El principio de la película de José Fernández del Río me recuerda a El ordenador (2012), de Omar Forero. Un hombre recibe una noticia desesperanzadora en un servicio de salud y su reacción será letárgica. Lo cierto es que su posterior trayecto no reconocerá un estímulo a ese letargo, algo que sí acontece en el filme de Forero. Sucede que la comunidad hacia dónde se dirige Gabriel (Marco Antonio Miranda) no le es indiferente a los viajantes. Entonces, es a propósito de ese encuentro entre un “zombie” y una serie de personajes que brillan por su empatía campechana que Viaje (2022) pareciese encaminarse a una típica trama sobre un moribundo que volverá a la vida gracias a las relaciones que establecerá con los habitantes de ese lugar que pretendía ser escenario de su consumación. Nada de eso. Lo que veremos aquí es una deriva ligeramente extraña dado que va liberándose de los objetivos de su protagonista —si es que en algún momento tuvo alguno—. Es decir; es una ruta incierta la que se reconoce. De pronto, este condenado a muerte va reconociendo razones para despistar ese gran conflicto que a principio lo devoraba internamente —otra vez, si es que en algún momento eso le preocupó—.
sábado, 6 de agosto de 2022
26 Festival de Lima: Viaje (Hecho en el Perú)
A su arribo al terruño de su
fallecida tía, ubicado en algún punto de Lambayeque, Gabriel coincidirá con los
días en que el pueblo se alista para celebrar el culto anual a una imagen
cristiana. Es una sociedad inquieta a su modo. A pesar de la actividad que se
expone, hay también un gesto letárgico o estático en estos personajes, que,
ciertamente, no es consecuencia de una razón emocional, porque condenados no
están. Tal vez es así como Fernández mira a su universo. A pesar de esa ligera
similitud, surge un desencuentro entre el forastero y los residentes. Gabriel,
apático y pesimista, contrastará y repelerá a los pobladores, cordiales con los
desconocidos y fervorosos hacia una cruz de madera. Estamos ante una reacción
consecuente que viene de un hombre que está decidido a ser arrastrado por la
extinción. Sus acciones están movidas por una pulsión terminal. Irse al retiro,
construir un muro, alejarse de cualquier contacto humano. Lo cierto es que los secundarios
obstruirán ese (des)ánimo por acelerar a la muerte, al punto en que, hasta
cierto momento, ese conflicto inicial pasará a segundo plano, y ello, en gran
parte, será a causa de la intervención de la otra protagonista de esta
historia. Gladys (Estrella Aguilar), la adolescente y curandera oficial de la
comunidad, será pues la causante de esa inflexión. Ella será la responsable de
que olvidemos que estamos viendo una historia sobre una consumación.

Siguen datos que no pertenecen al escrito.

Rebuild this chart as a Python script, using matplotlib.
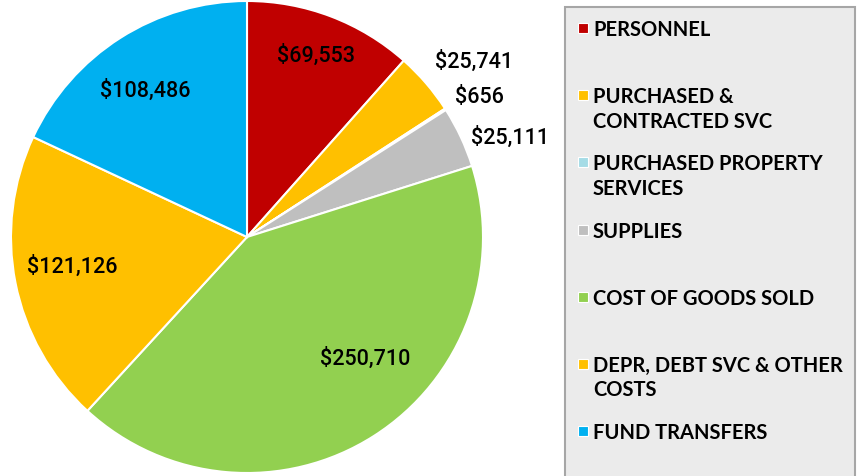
import numpy as np
import matplotlib
matplotlib.use("Agg")
import matplotlib.pyplot as plt
from matplotlib.patches import Rectangle

# data
categories = ["PERSONNEL", "PURCHASED &\nCONTRACTED SVC", "PURCHASED PROPERTY\nSERVICES",
              "SUPPLIES", "COST OF GOODS SOLD", "DEPR, DEBT SVC & OTHER\nCOSTS", "FUND TRANSFERS"]
values = [69553, 25741, 656, 25111, 250710, 121126, 108486]
colors = ["#C00000", "#FFC000", "#A5DCE6", "#BFBFBF", "#92D050", "#FFC000", "#00B0F0"]

# label placement: radius (fraction of pie radius), angle nudge (deg), outside flag
lab_r = [0.82, 1.09, 1.06, 1.04, 0.72, 0.75, 0.755]
lab_nudge = [0, 2.4, 1.1, -1.1, 11.8, -1.5, 2.4]
lab_out = [False, True, True, True, False, False, False]

W, H = 862, 476
fig = plt.figure(figsize=(W / 100, H / 100), dpi=100)
fig.patch.set_facecolor("white")

# pie axes: center (247,237), radius 236 px
cx, cy, R = 247, 237, 236
ax = fig.add_axes([(cx - R) / W, (H - cy - R) / H, 2 * R / W, 2 * R / H])
wedges, _ = ax.pie(values, colors=colors, startangle=90, counterclock=False,
                   radius=1.0, wedgeprops=dict(edgecolor="white", linewidth=1.5))
ax.set_xlim(-1, 1)
ax.set_ylim(-1, 1)
ax.set_aspect("equal")
ax.axis("off")

for w, v, r, nd, out in zip(wedges, values, lab_r, lab_nudge, lab_out):
    ang = np.deg2rad((w.theta1 + w.theta2) / 2 + nd)
    x, y = r * np.cos(ang), r * np.sin(ang)
    ax.text(x, y, "${:,}".format(v), ha="left" if out else "center", va="center",
            fontsize=15.5, family="Roboto", fontweight="medium", color="black",
            clip_on=False)

# legend box
lax = fig.add_axes([0, 0, 1, 1])
lax.set_xlim(0, W)
lax.set_ylim(H, 0)
lax.axis("off")
lax.add_patch(Rectangle((565, 7), 290, 480, facecolor="#EBEBEB", edgecolor="#A6A6A6",
                        linewidth=1.5, clip_on=False))
for i, (cat, col) in enumerate(zip(categories, colors)):
    yy = 28 + i * 67.2
    lax.add_patch(Rectangle((578, yy - 5), 10, 10, facecolor=col, edgecolor="white", linewidth=0.8))
    lax.text(593, yy - 8, cat, ha="left", va="top", fontsize=14.5, family="Lato",
             fontweight="bold", color="black", linespacing=1.28)

fig.savefig("out.png", dpi=100)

A partir de aquí, es como si
aconteciera una trama aparte, y en donde se me viene a la mente otras películas
de las que posiblemente su autor ha tomado prestado. A propósito del
acercamiento entre Gabriel y Gladys, recuerdo a Japón (2002), de Carlos
Reygadas. La muerte y el deseo sexual son caminos distintos, pero que en sendas
películas se entrelazan. Fernández reflexionará a su modo de que el sexo es una
suerte de pulsión de muerte, otra forma de (auto)destrucción. Dada las
circunstancias en que se envuelve Gabriel, el sexo podría ser un gesto
esperanzador, pero lo cierto es que más bien provoca un desvió que lo
aproximará a otro tipo de caos. El desear a una menor de edad no solo es el
caso. Gladys es la “santa” de la comunidad. Fernández, sin creerse un Pasolini,
desacraliza un imaginario cristiano y comunitario. Reygadas, por su lado,
desacraliza, aunque no tanto lo cristiano, sino la condición humana en general,
ello a partir de sus historias en donde el amor y la violencia conviven de
forma áspera, aunque a su vez armoniosa. Fernández, por su parte, reduce su
perímetro de observación. La convivencia/contraste se concentra en la
interacción entre el deseo sexual y la cristiandad, algo que también sucede en Madeinusa
(2006), de Claudia Llosa. El eros se manifiesta en el clímax de una celebración
cristiana. Viaje, a pesar de algunos defectos, sobre todo en la
dirección actoral, es apreciable por su propuesta o la explotación de esos hermosos
planos generales que intentan tal vez alcanzar la sensibilidad de Reygadas. Es
también una película conectada a los imaginarios del cine peruano reciente. Hay
diálogos con Octubre (2010), de los hermanos Vega, y El evangelio de la carne (2013), de Eduardo Mendoza.